E-commerce fraud is evolving alongside the rapid growth of online transactions, making it a pressing concern for businesses, financial institutions, and consumers. As fraudsters continue to refine their tactics using advanced technologies and sophisticated strategies, companies must take a proactive approach to fraud prevention.

A comprehensive fraud prevention strategy involves a combination of multi-factor authentication, behavioral biometrics, device fingerprinting, geolocation analytics, and real-time monitoring. Businesses implementing layered security measures can better protect their customers, reduce financial losses, and maintain trust in their platforms.

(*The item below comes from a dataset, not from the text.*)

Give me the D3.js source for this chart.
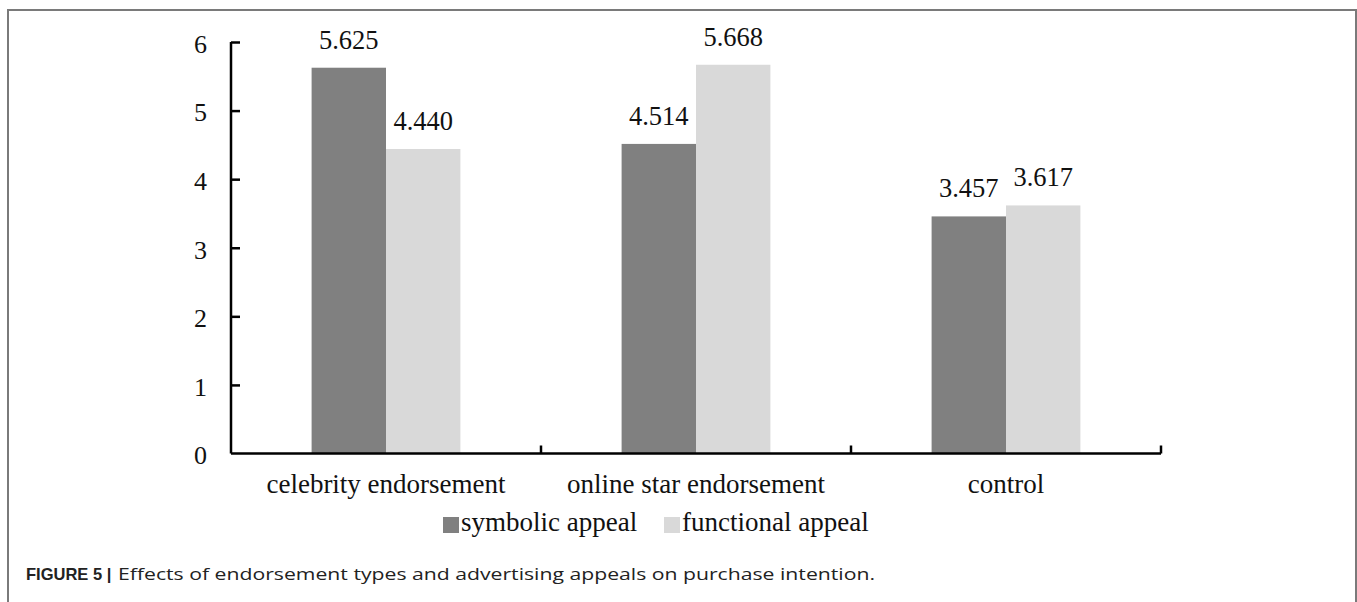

By staying informed about emerging threats and leveraging the latest fraud detection technologies, e-commerce businesses can safeguard their operations while providing legitimate customers with a secure and seamless experience. Fraud prevention is not just a necessity – it is an ongoing effort that requires constant adaptation to stay ahead of cybercriminals.

Frequently Asked Questions

  1. How can businesses use technology to prevent e-commerce fraud in 2025?

    Businesses can use real-time transaction monitoring, AI, and machine learning to detect fraud patterns and prevent threats like account takeovers. These tools help identify suspicious activity quickly and reduce financial risks.

  2. What strategies help reduce chargebacks in e-commerce?

    Using Address Verification Service (AVS), AI-driven fraud detection, and secure payment gateways can prevent fraudulent transactions. Strengthening customer verification also minimizes chargebacks and enhances transaction security.

  3. What are the emerging trends in e-commerce fraud prevention for 2025?

    Trends include multi-factor authentication, behavioral biometrics, and increased collaboration between businesses and financial institutions. Stricter regulations will also push companies to enhance fraud prevention efforts.